DATASET EXTRACT:

=====

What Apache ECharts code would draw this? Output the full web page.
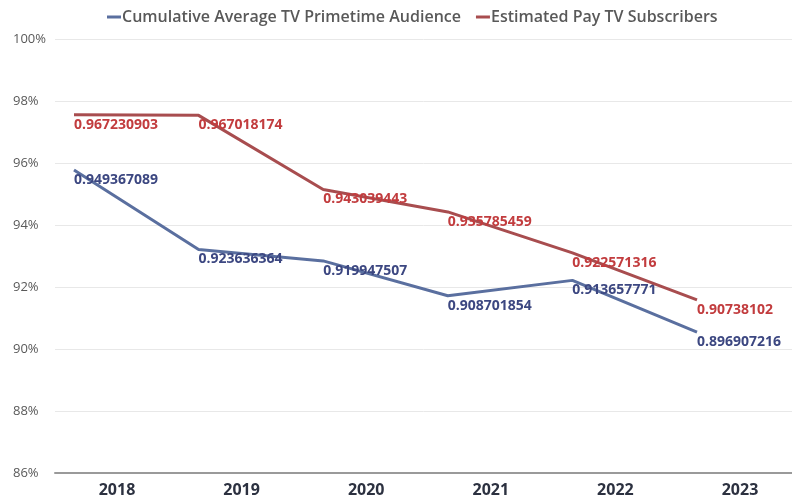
<!DOCTYPE html>
<html>
<head>
<meta charset="utf-8">
<script src="https://cdn.jsdelivr.net/npm/echarts@6/dist/echarts.min.js"></script>
<style>
  html, body { margin: 0; padding: 0; background: #ffffff; }
  #chart { width: 792px; height: 498px; }
</style>
</head>
<body>
<div id="chart"></div>
<script>
// Years on the category axis
const years = ['2018', '2019', '2020', '2021', '2022', '2023'];

// Share of the 2017 level, per year
const primetimeAudience = [0.949367089, 0.923636364, 0.919947507, 0.908701854, 0.913657771, 0.896907216];
const payTvSubscribers = [0.967230903, 0.967018174, 0.943039443, 0.935785459, 0.922571316, 0.90738102];

// Percent gridlines of the value axis
const percentMin = 0.86;
const percentMax = 1.0;
const percentStep = 0.02;

// The plotted lines sit slightly above the printed gridlines
const lineAxisShift = 0.0083;

const seriesNames = ['Cumulative Average TV Primetime Audience', 'Estimated Pay TV Subscribers'];
const lineColors = ['#5a6f9f', '#a84d4f'];
const labelColors = ['#3c4781', '#c23c3e'];

const chart = echarts.init(document.getElementById('chart'), null, { renderer: 'canvas' });

function lineSeries(idx, values) {
  return {
    name: seriesNames[idx],
    type: 'line',
    xAxisIndex: 1,
    yAxisIndex: 1,
    data: values,
    symbol: 'circle',
    symbolSize: 0.1,
    showSymbol: true,
    itemStyle: { color: lineColors[idx] },
    lineStyle: { color: lineColors[idx], width: 3 },
    emphasis: { disabled: true },
    z: 3 + idx,
    label: {
      show: true,
      position: [0, 0],
      align: 'left',
      verticalAlign: 'middle',
      offset: [0, 10],
      formatter: p => String(p.value),
      color: labelColors[idx],
      fontFamily: 'Open Sans',
      fontWeight: 'bold',
      fontSize: 14
    }
  };
}

chart.setOption({
  animation: false,
  backgroundColor: '#ffffff',
  color: lineColors,
  legend: {
    data: seriesNames.map((n, i) => ({ name: n, itemStyle: { color: lineColors[i], opacity: 1 } })),
    left: 102,
    top: 4,
    icon: 'rect',
    itemWidth: 14,
    itemHeight: 3,
    itemGap: 15,
    textStyle: { fontFamily: 'Open Sans', fontSize: 16, fontWeight: 600, color: '#595959', padding: [0, 0, 0, -4] }
  },
  grid: [
    { left: 55, right: 0, top: 39, bottom: 25 },
    { left: 74, right: 95, top: 39, bottom: 25 }
  ],
  xAxis: [
    {
      gridIndex: 0,
      type: 'value',
      min: 0,
      max: 1,
      axisLine: { show: true, onZero: false, lineStyle: { color: '#9a9a9a', width: 2 } },
      axisTick: { show: false },
      axisLabel: { show: false },
      splitLine: { show: false }
    },
    {
      gridIndex: 1,
      type: 'category',
      data: years,
      boundaryGap: false,
      axisLine: { show: false },
      axisTick: { show: false },
      axisLabel: {
        margin: 10,
        padding: [0, 0, 0, 86],
        fontFamily: 'Open Sans',
        fontWeight: 'bold',
        fontSize: 16,
        color: '#2c3140'
      },
      splitLine: { show: false }
    }
  ],
  yAxis: [
    {
      gridIndex: 0,
      type: 'value',
      min: percentMin,
      max: percentMax,
      interval: percentStep,
      axisLine: { show: false },
      axisTick: { show: false },
      axisLabel: {
        align: 'left',
        margin: 42,
        fontFamily: 'Open Sans',
        fontSize: 13,
        color: '#595959',
        formatter: v => Math.round(v * 100) + '%'
      },
      splitLine: { lineStyle: { color: '#e8e8e8', width: 1 } }
    },
    {
      gridIndex: 1,
      type: 'value',
      min: percentMin - lineAxisShift,
      max: percentMax - lineAxisShift,
      show: false,
      splitLine: { show: false }
    }
  ],
  series: [
    lineSeries(0, primetimeAudience),
    lineSeries(1, payTvSubscribers)
  ]
});
</script>
</body>
</html>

=====

WORK INSTRUCTIONS:
Except for the pictures, give all the material above again verbatim.

ANSWER:
What Apache ECharts code would draw this? Output the full web page.
<!DOCTYPE html>
<html>
<head>
<meta charset="utf-8">
<script src="https://cdn.jsdelivr.net/npm/echarts@6/dist/echarts.min.js"></script>
<style>
  html, body { margin: 0; padding: 0; background: #ffffff; }
  #chart { width: 792px; height: 498px; }
</style>
</head>
<body>
<div id="chart"></div>
<script>
// Years on the category axis
const years = ['2018', '2019', '2020', '2021', '2022', '2023'];

// Share of the 2017 level, per year
const primetimeAudience = [0.949367089, 0.923636364, 0.919947507, 0.908701854, 0.913657771, 0.896907216];
const payTvSubscribers = [0.967230903, 0.967018174, 0.943039443, 0.935785459, 0.922571316, 0.90738102];

// Percent gridlines of the value axis
const percentMin = 0.86;
const percentMax = 1.0;
const percentStep = 0.02;

// The plotted lines sit slightly above the printed gridlines
const lineAxisShift = 0.0083;

const seriesNames = ['Cumulative Average TV Primetime Audience', 'Estimated Pay TV Subscribers'];
const lineColors = ['#5a6f9f', '#a84d4f'];
const labelColors = ['#3c4781', '#c23c3e'];

const chart = echarts.init(document.getElementById('chart'), null, { renderer: 'canvas' });

function lineSeries(idx, values) {
  return {
    name: seriesNames[idx],
    type: 'line',
    xAxisIndex: 1,
    yAxisIndex: 1,
    data: values,
    symbol: 'circle',
    symbolSize: 0.1,
    showSymbol: true,
    itemStyle: { color: lineColors[idx] },
    lineStyle: { color: lineColors[idx], width: 3 },
    emphasis: { disabled: true },
    z: 3 + idx,
    label: {
      show: true,
      position: [0, 0],
      align: 'left',
      verticalAlign: 'middle',
      offset: [0, 10],
      formatter: p => String(p.value),
      color: labelColors[idx],
      fontFamily: 'Open Sans',
      fontWeight: 'bold',
      fontSize: 14
    }
  };
}

chart.setOption({
  animation: false,
  backgroundColor: '#ffffff',
  color: lineColors,
  legend: {
    data: seriesNames.map((n, i) => ({ name: n, itemStyle: { color: lineColors[i], opacity: 1 } })),
    left: 102,
    top: 4,
    icon: 'rect',
    itemWidth: 14,
    itemHeight: 3,
    itemGap: 15,
    textStyle: { fontFamily: 'Open Sans', fontSize: 16, fontWeight: 600, color: '#595959', padding: [0, 0, 0, -4] }
  },
  grid: [
    { left: 55, right: 0, top: 39, bottom: 25 },
    { left: 74, right: 95, top: 39, bottom: 25 }
  ],
  xAxis: [
    {
      gridIndex: 0,
      type: 'value',
      min: 0,
      max: 1,
      axisLine: { show: true, onZero: false, lineStyle: { color: '#9a9a9a', width: 2 } },
      axisTick: { show: false },
      axisLabel: { show: false },
      splitLine: { show: false }
    },
    {
      gridIndex: 1,
      type: 'category',
      data: years,
      boundaryGap: false,
      axisLine: { show: false },
      axisTick: { show: false },
      axisLabel: {
        margin: 10,
        padding: [0, 0, 0, 86],
        fontFamily: 'Open Sans',
        fontWeight: 'bold',
        fontSize: 16,
        color: '#2c3140'
      },
      splitLine: { show: false }
    }
  ],
  yAxis: [
    {
      gridIndex: 0,
      type: 'value',
      min: percentMin,
      max: percentMax,
      interval: percentStep,
      axisLine: { show: false },
      axisTick: { show: false },
      axisLabel: {
        align: 'left',
        margin: 42,
        fontFamily: 'Open Sans',
        fontSize: 13,
        color: '#595959',
        formatter: v => Math.round(v * 100) + '%'
      },
      splitLine: { lineStyle: { color: '#e8e8e8', width: 1 } }
    },
    {
      gridIndex: 1,
      type: 'value',
      min: percentMin - lineAxisShift,
      max: percentMax - lineAxisShift,
      show: false,
      splitLine: { show: false }
    }
  ],
  series: [
    lineSeries(0, primetimeAudience),
    lineSeries(1, payTvSubscribers)
  ]
});
</script>
</body>
</html>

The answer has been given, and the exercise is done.